К студенческому движению в 1899 году я остался непричастен. Чего желали студенты не понимал, на сходки не ходил и только из простого товарищеского чувства отказался держать экзамены на второй курс. Я, человек наиболее обеспеченный из всех своих земляков, устыдился оставлять на первом курсе своих замешанных в волнениях товарищей. Лишь на второй год моего пребывания в университете я случайно натолкнулся на вопросы общественного характера, благодаря чтению книг по политической экономии и по всеобщей истории. Я очень хорошо знал торговую среду, поэтому мне было хорошо известно, каким путем создаются богатства, и я очень сознательно и критически мог отнестись к вопросам, трактуемым общественными науками.
Но и второй год моей университетской жизни прошел для меня благополучно. Я не принимал участия даже в земляческих кружках, о существования рабочего вопроса в России ничего не ведал, с нелегальной литературой был совершенно не знаком. Моя революционная жизнь начинается в начале 1901 года, когда я принял сознательной участие в студенческом движении, начавшемся по поводу отдачи киевских и петербургских студентов в солдаты. В то время я был самое большое – либералом.
Первой нелегальщиной, с которой мне довелось познакомиться, были студенческие прокламации. Мои товарищи хорошо знают, с каким трудом я решился принять участие в протесте против нарушения основных законов в военной службе. Я же знал, что если решусь на протест, то пойду до конца. А за это и мне грозила военщина. Казалось, тома нависла в ту пору над Россией, нельзя было угадать, до чего дойдут правительственные репрессии, и я бросился в движение, несмотря на мольбы родителей быть благоразумным. 1901 год был для меня, как и для многих в России, роковым. Сначала, когда раздался выстрел Карповича, я с ужасом отшатнулся от этого факта. Меня страшила мысль, что может быть в смерти Боголепова нравственно повинен и я. Но последующие события, как нарочно, постарались перевернуть мои взгляды.
Я видел, как в университете хозяйничали шпионы. Я был подвергнуть академическому суду, где мне старались внушить мысль, что правительство не может считаться с требованиями студентов и не должно делать этого. Я был в Московском манеже, куда меня отвели со сходки вместе с другими студентами. Там мы просидели три дня, окруженные стеной солдатских штыков и казаками. Потом нас перевели в Бутырскую тюрьму, и я в первый аз стал арестантом. В этой тюрьме я впервые познакомился с революционными изданиями, впервые услышал смелое революционное слово.

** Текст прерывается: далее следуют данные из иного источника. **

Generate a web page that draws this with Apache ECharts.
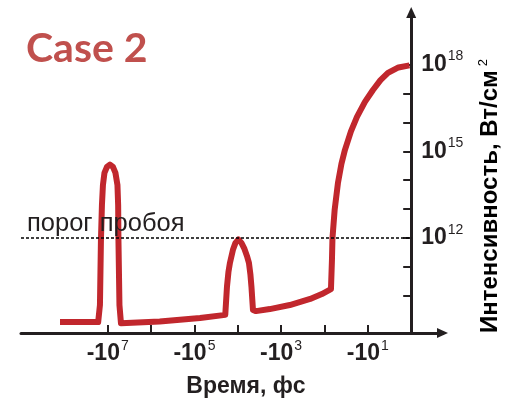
<!DOCTYPE html>
<html>
<head>
<meta charset="utf-8">
<script src="https://cdn.jsdelivr.net/npm/echarts@6/dist/echarts.min.js"></script>
<style>
html,body{margin:0;padding:0;background:#fff;}
#chart{width:510px;height:403px;}
</style>
</head>
<body>
<div id="chart"></div>
<script>
// x position = -log10(-t), t in fs (negative times); y = log10(intensity, W/cm^2)
const timeLog = [-8.10, -7.22, -7.179, -7.156, -7.133, -7.110, -7.075, -7.017, -6.948, -6.879, -6.821, -6.775, -6.759, -6.752, -6.729, -6.694,
  -5.80, -4.87, -4.288, -4.249, -4.215, -4.180, -4.111, -4.053, -3.984, -3.915, -3.845, -3.788, -3.742, -3.707, -3.684, -3.649, -3.58,
  -3.26, -2.80, -2.33, -2.06, -1.850, -1.827, -1.815, -1.765, -1.689, -1.608, -1.527, -1.389, -1.250, -1.066, -0.881, -0.708, -0.535, -0.293, -0.039];
const intensityLog = [9.09, 9.09, 9.68, 11.93, 13.14, 13.83, 14.25, 14.46, 14.54, 14.46, 14.25, 13.83, 13.14, 11.93, 9.68, 9.05,
  9.11, 9.23, 9.34, 10.31, 10.82, 11.14, 11.59, 11.83, 11.95, 11.83, 11.62, 11.38, 11.14, 10.72, 10.31, 9.51, 9.47,
  9.54, 9.68, 9.89, 10.06, 10.23, 11.24, 12.00, 12.97, 13.90, 14.57, 15.05, 15.69, 16.19, 16.71, 17.12, 17.46, 17.71, 17.90, 17.97];
const thresholdLog = 12;
const xTickValues = [-7, -6, -5, -4, -3, -2, -1];
const xLabelValues = [-7, -5, -3, -1];
const yTickValues = [10, 11, 12, 13, 14, 15, 16, 17, 18];
const yLabelValues = [12, 15, 18];
const titleText = 'Case 2';
const thresholdText = 'порог пробоя';
const xName = 'Время, фс';
const yName = 'Интенсивность, Вт/см';

const FONT = '"Liberation Sans", Arial, sans-serif';
const RED = '#c1272d';
const chart = echarts.init(document.getElementById('chart'), null, {renderer: 'canvas'});

const richLabel = {
  b: {fontFamily: FONT, fontWeight: 'bold', fontSize: 23, color: '#231f20', lineHeight: 30},
  s: {fontFamily: FONT, fontSize: 14, color: '#231f20', verticalAlign: 'top', lineHeight: 14, padding: [0, 0, 0, 1]}
};
const arrow = 'path://M5,0 L10,11 L0,11 Z';

chart.setOption({
  animation: false,
  grid: {left: 21, right: 67.5, top: 12.5, bottom: 70, containLabel: false, outerBoundsMode: 'none'},
  xAxis: {
    type: 'value', min: -9, max: 0.723,
    splitLine: {show: false},
    axisLine: {show: true, onZero: false, lineStyle: {color: '#231f20', width: 3},
      symbol: ['none', arrow], symbolSize: [10, 11]},
    axisTick: {show: true, inside: true, length: 8, lineStyle: {color: '#231f20', width: 2},
      customValues: xTickValues},
    axisLabel: {show: true, margin: 6, customValues: xLabelValues,
      formatter: v => '{b|-10}{s|' + Math.round(-v) + '}', rich: richLabel}
  },
  yAxis: {
    type: 'value', min: 8.713, max: 19.80, position: 'right', offset: -31.3,
    splitLine: {show: false},
    axisLine: {show: true, onZero: false, lineStyle: {color: '#231f20', width: 3},
      symbol: ['none', arrow], symbolSize: [10, 11]},
    axisTick: {show: true, inside: true, length: 8, lineStyle: {color: '#231f20', width: 2},
      customValues: yTickValues},
    axisLabel: {show: true, margin: 10, customValues: yLabelValues,
      formatter: v => '{b|10}{s|' + Math.round(v) + '}', rich: richLabel}
  },
  series: [{
    type: 'line',
    data: timeLog.map((x, i) => [x, intensityLog[i]]),
    showSymbol: false,
    smooth: false,
    lineStyle: {color: RED, width: 6, cap: 'butt', join: 'round'},
    z: 3,
    markLine: {
      silent: true, symbol: 'none', z: 5,
      label: {show: false},
      lineStyle: {color: '#000', width: 1.5, type: [3, 2]},
      data: [[{coord: [-9, thresholdLog]}, {coord: [0, thresholdLog]}]]
    }
  }],
  graphic: [
    {type: 'text', x: 26, y: 49, z: 10,
      style: {text: titleText, font: 'bold 41px Lato, "Open Sans", sans-serif', fill: '#c0504d', textVerticalAlign: 'middle'}},
    {type: 'text', x: 27, y: 224, z: 10,
      style: {text: thresholdText, font: '25.5px ' + FONT, fill: '#231f20', textVerticalAlign: 'middle'}},
    {type: 'text', x: 246, y: 387, z: 10,
      style: {text: xName, font: 'bold 23px ' + FONT, fill: '#231f20', textAlign: 'center', textVerticalAlign: 'middle'}},
    {type: 'text', x: 490.5, y: 196, rotation: Math.PI / 2, z: 10,
      style: {text: '{a|' + yName + '}{s|2}', textAlign: 'center', textVerticalAlign: 'middle',
        rich: {
          a: {fontFamily: FONT, fontWeight: 'bold', fontSize: 24, color: '#231f20', lineHeight: 28},
          s: {fontFamily: FONT, fontSize: 13, color: '#231f20', verticalAlign: 'top', lineHeight: 13, padding: [0, 0, 0, 4]}
        }}}
  ]
});
</script>
</body>
</html>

Как раз в это время в Москве произошли массовые волнения, рабочие протянули руку студентам и этим вытащили нас из академической борьбы на широкое поле политической революции.
Я понял, что в России нет ни свободы слова, ни свободы совести. Вот с каким опытом я вышел из студенческих волнений. Окунувшись в них, я вышел несомненно революционно настроенным. Моя дальнейшая судьбы была почти решена. Едва прошел месяц или два, как я попал после волнений домой и в апреле 1901 года меня снова арестовали. Я обвинялся в хранении нелегальной литературы.

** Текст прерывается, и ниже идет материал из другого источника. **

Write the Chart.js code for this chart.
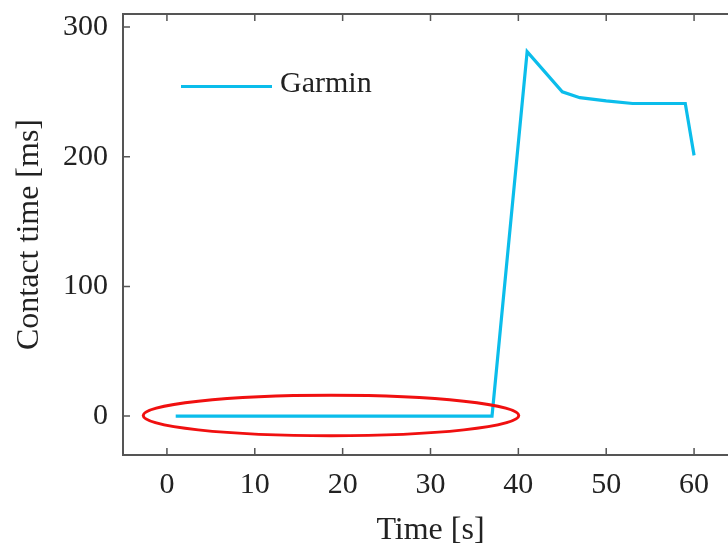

Да, я по исключении из университета с жадностью набросился на книги по общественным вопросам, с жадностью читал нелегальные издания, знакомясь по ним с задачами революционеров и с приемами их борьбы. Я начал сознавать себя солидарным с ними. Но когда меня арестовали так скоро после выселки с Москвы, я при всем желании не успел бы и не сумел бы проявить свои убеждения в деятельности.
Я был арестован в первый раз за убеждения, за направление мысли. После этого я уже не мог, не имел права не быть революционером. Правительство сделало из меня революционера, оно само объявило меня вне закона, само толкнуло в революционные ряды.
Социалистом я стал, конечно, не благодаря правительству. Свои социальные идеалы я выработал на основании изучения зла в современных обществах и изучении путей, ведущих к исцелению этого зла. Социалистом я уже сделался после того, как стал революционером. И когда я стал социалистом, то мои революционные воззрения еще более окрепли, потому что, борясь за социалистические идеалы, я необходимо должен быть столкнуться с противодействием правительства.
Я принял некоторое участие в Уральском союзе социал-демократов и социалистов-революционеров. Первоначально я не был террористом, и только деятельность Сипягина и Плеве мало-помалу приводили меня к признанию необходимости вооруженных ответов на насилие министров. Я сознавал, что в иных случаях террор необходим, но я, слишком дорожа мирной продуктивной работой среди трудящихся масс, не считал возможным вменить его в обязанность революционной партии. Я был уверен, что среди революционеров всегда найдутся столь чуткие и решительные люди, что не побояться выступить на защиту жизни и чести граждан.
Став революционером в 1901 году, я в марте 1902 года опять был арестован за пол года деятельности в Уральском союзе, просидел пол года в тюрьме и был отправлен на пять лет в Якутскую область. Моя революционная жизнь длилась всего три года, из которых я половину просидел в тюрьме. На обыске мне ломали руки и раздирали рот, потому что я попытался уничтожить кое-какие бумаги. Картина обыска была до того отвратительна, что родители мои подумали, что я лишаю себя жизни.
Жандармы из личной злобы ко мне не давали мне покоя даже в тюрьме. Меня там по их приказанию ежедневно подвергали самому унизительному обыску с ног до головы. Жалобы на это прокурору ничуть не помогали. Меня ежедневно сводили с ума сценами самого отвратительного обращения с уголовными вплоть до их избиения. Мои жалобы на это прокурору и губернатору не помогали. Мне отвечали: «не ваше дело».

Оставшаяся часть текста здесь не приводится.